Cornyn: Time Left to Fix Specific Flaws in Immigration Laws
U.S. Sen. John Cornyn on Wednesday said that even without a comprehensive overhaul to the country's immigration system, the federal government should address a problem that led to the release of more than 2,800 sex offenders from federal custody.
U.S. Sen. John Cornyn on Wednesday blasted immigration officials while calling on Congress and the president to fix a problem that led to the release of more than 2,800 sex offenders from federal custody.
During a conference call with reporters, Cornyn, R-Texas, cited a report issued last week by the Government Accountability Office that said about 5 percent — or 2,837 — of released criminal aliens were convicted of sex offenses. That's out of about 59,000 criminal aliens released under the supervision of U.S. Immigration and Customs Enforcement as of September 2012.
It’s a matter that can be fixed regardless of what happens with comprehensive immigration reform, Cornyn said. Lawmakers from both parties expressed optimism this year at their chances of radically overhauling the country's immigration system. But with fall approaching, momentum is fading as Congress still faces issues like health care and the economy.
The GAO report evaluated how well ICE’s enforcement and removal operations adhered to the requirements of a 2006 federal law that spells out the minimum standards for sex offender registration and notification.
The immigrants were released due to a 2001 U.S. Supreme Court ruling, Zadvydas v. Davis, that said immigrants cannot be detained indefinitely in the U.S. if their home countries won’t accept them back.
It is unclear what level of offenses were committed by the immigrants cited in the report or where in the U.S. they were released. But Cornyn said the fact they were let go at all underscores a flaw in the immigration system.
“When people see something like this happen, it obviously undermines public confidence in the government as a whole, not to mention the threat to innocent people across the country who are exposed to convicted sex offenders,” he said.
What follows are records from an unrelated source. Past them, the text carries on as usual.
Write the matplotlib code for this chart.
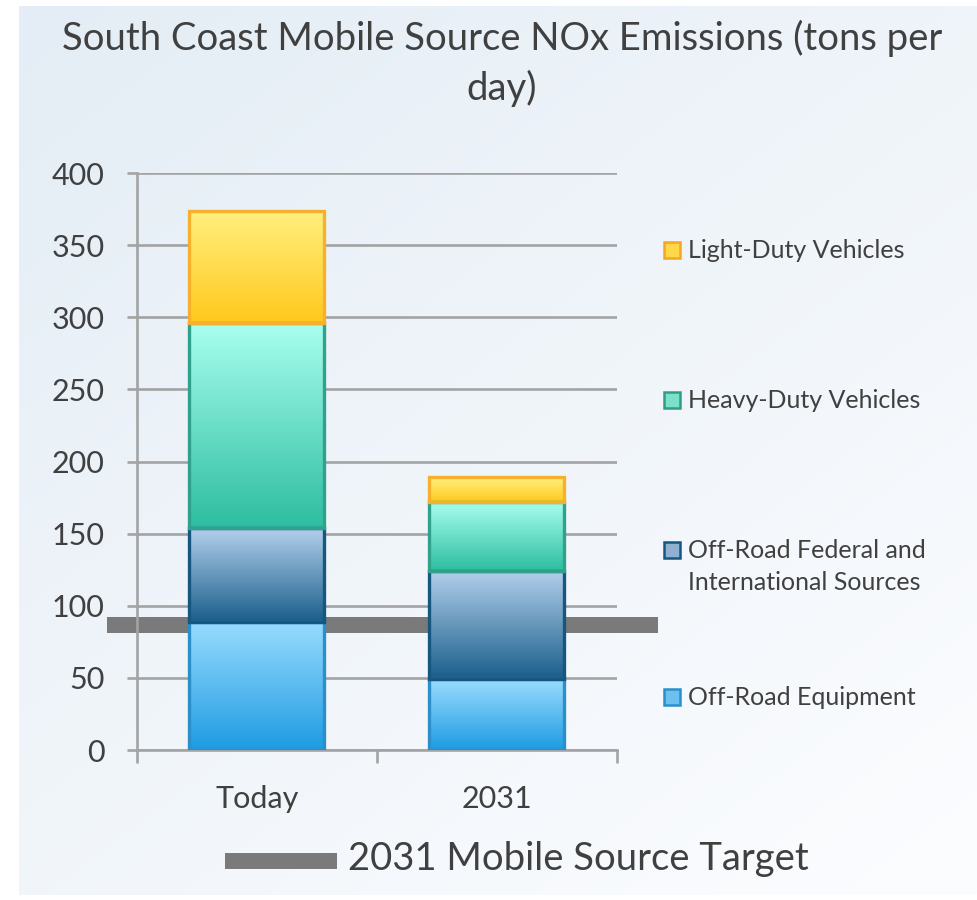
import numpy as np
import matplotlib
matplotlib.use("Agg")
import matplotlib.pyplot as plt
from matplotlib.lines import Line2D
from matplotlib.patches import Rectangle
from matplotlib.colors import LinearSegmentedColormap

# ---- data ----
categories = ["Today", "2031"]
series_names = ["Off-Road Equipment", "Off-Road Federal and\nInternational Sources",
                "Heavy-Duty Vehicles", "Light-Duty Vehicles"]
off_road_equipment = [89, 49]
off_road_federal = [65, 75]
heavy_duty = [142, 48]
light_duty = [78, 17]
target_2031 = 87
y_ticks = [0, 50, 100, 150, 200, 250, 300, 350, 400]

plt.rcParams['font.family'] = ['Lato', 'DejaVu Sans']
TXT = '#404040'

fig = plt.figure(figsize=(9.78, 9.0), dpi=100)
fig.patch.set_facecolor('white')

# background gradient panel
bg = fig.add_axes([19/978, 5/900, 1 - 19/978, 1 - 11/900])
bg.set_axis_off()
yy, xx = np.mgrid[0:1:200j, 0:1:200j]
t = np.clip(0.55 * yy + 0.45 * xx, 0, 1)
c0 = np.array([228, 237, 245]) / 255
c1 = np.array([252, 253, 255]) / 255
img = c0[None, None, :] * (1 - t[..., None]) + c1[None, None, :] * t[..., None]
bg.imshow(img, aspect='auto', extent=[0, 1, 1, 0], interpolation='bilinear')
bg.set_xlim(0, 1); bg.set_ylim(1, 0)

ax = fig.add_axes([137/978, 1 - 750/900, 480/978, 577/900])
ax.set_facecolor('none')
ax.set_xlim(-0.5, 1.5)
ax.set_ylim(0, 400)

GRID = '#a3a3a3'
ax.set_yticks(y_ticks)
ax.yaxis.grid(True, color=GRID, lw=1.9, zorder=0)
ax.set_axisbelow(True)
for s in ['top', 'right']:
    ax.spines[s].set_visible(False)
for s in ['left', 'bottom']:
    ax.spines[s].set_color(GRID)
    ax.spines[s].set_linewidth(1.9)
ax.tick_params(axis='y', length=7.5, width=1.9, color=GRID, pad=16,
               labelsize=22, labelcolor=TXT)
x = np.arange(len(categories))
ax.set_xticks(x)
ax.set_xticklabels(categories)
ax.set_xticks([-0.5, 0.5, 1.5], minor=True)
ax.tick_params(axis='x', which='major', length=0, pad=25, labelsize=22, labelcolor=TXT)
ax.tick_params(axis='x', which='minor', length=9, width=1.9, color=GRID)

# target line (behind bars)
ax.add_line(Line2D([-0.625, 1.67], [target_2031, target_2031], color='#7a7a7a',
                   lw=11.5, solid_capstyle='butt', clip_on=False, zorder=1))

styles = [
    (off_road_equipment, '#9adcff', '#1e9be2', '#2b8fca'),
    (off_road_federal, '#b3d0ec', '#1a5e8b', '#16577f'),
    (heavy_duty, '#a9fff0', '#2dbd9f', '#30a28b'),
    (light_duty, '#fff080', '#ffc81c', '#f7b02c'),
]

width = 135 / 240
bottom = np.zeros(len(categories))
for vals, ctop, cbot, cedge in styles:
    vals = np.array(vals, dtype=float)
    bars = ax.bar(x, vals, width, bottom=bottom, color='none', edgecolor=cedge,
                  linewidth=2.4, zorder=4)
    cmap = LinearSegmentedColormap.from_list('g', [cbot, ctop])
    grad = np.linspace(0, 1, 256).reshape(-1, 1)
    for b in bars:
        x0, y0 = b.get_x(), b.get_y()
        w, h = b.get_width(), b.get_height()
        im = ax.imshow(grad, cmap=cmap, aspect='auto', origin='lower',
                       extent=[x0, x0 + w, y0, y0 + h], zorder=3)
        im.set_clip_path(b)
    bottom += vals

ax.set_xlim(-0.5, 1.5)
ax.set_ylim(0, 400)

# title
fig.text(502/978, 1 - 38/900, "South Coast Mobile Source NOx Emissions (tons per",
         ha='center', va='center', fontsize=27.5, color=TXT)
fig.text(502/978, 1 - 88/900, "day)", ha='center', va='center', fontsize=27.5, color=TXT)

# right legend
leg_items = [
    ("Light-Duty Vehicles", 250, '#ffd84a', '#f5a623'),
    ("Heavy-Duty Vehicles", 400, '#7de0c8', '#2f9e88'),
    ("Off-Road Federal and\nInternational Sources", 550, '#8fb0d0', '#16577f'),
    ("Off-Road Equipment", 697, '#6cc0f0', '#2b8fca'),
]
for label, ypx, fc, ec in leg_items:
    fig.patches.append(Rectangle((664/978, 1 - (ypx + 8)/900), 16/978, 16/900,
                                 transform=fig.transFigure, facecolor=fc,
                                 edgecolor=ec, linewidth=1.8))
    fig.text(688/978, 1 - (ypx - 11)/900, label, ha='left', va='top',
             fontsize=18, color=TXT, linespacing=1.5)

# bottom legend
fig.add_artist(Line2D([225/978, 337/978], [1 - 861/900, 1 - 861/900],
                      transform=fig.transFigure, color='#7a7a7a', lw=11.5,
                      solid_capstyle='butt'))
fig.text(348/978, 1 - 859/900, "2031 Mobile Source Target", ha='left', va='center',
         fontsize=27.5, color=TXT)

fig.savefig("out.png", dpi=100, facecolor='white')
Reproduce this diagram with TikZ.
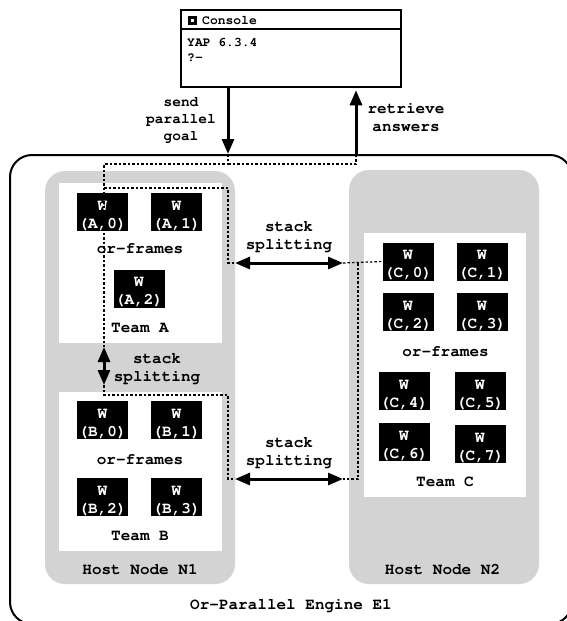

In March, Cornyn lambasted the Obama administration after it released as many as 700 criminal aliens onto Texas streets, citing budget cuts and the federal sequester. This time, Cornyn said the blame shouldn’t be laid completely at the president’s feet.
“I think this is evidence of the broken system and I am not criticizing solely the administration. I think Congress bears its fair share of blame,” he said. “We can provide more of a rifle-shot remedy for this specific issue on a short turnaround basis.”
Cornyn said he hoped the supervision mechanisms in place were stellar because it appeared, he said, that the aliens were just “turned loose.” Report authors, who used a sample of aliens under supervision to form their analysis, estimated between 22 and 127 sex offenders were not registered but should have been.
“Without mechanisms in place to consistently inform alien sex offenders who are released … about their registration requirements, and consistently notify jurisdictions when an alien sex offender has been removed from the country or released under supervision, the risk that alien sex offenders will reside in U.S. communities without being registered is increased,” they concluded.
On Tuesday, Syracuse University’s Transactional Records Access Clearinghouse, or TRAC, made public a report indicating that most immigrants with an ICE detainer had not committed even a minor crime — despite the government’s claim that it focuses first on deporting criminal aliens.
The detainer is placed on a person after ICE requests the arresting state or local agency hold the alleged criminal until immigration officials can take them into custody.
Only 14 percent of the detainers issued in the 2012 fiscal year and the first four months of the 2013 fiscal year met the “agency's goal of targeting individuals who pose a serious threat,” TRAC officials said. “In fact, roughly half of the 347,691 individuals subject to an ICE detainer (47.7 percent) had no record of a criminal conviction, not even a minor traffic violation,” they added.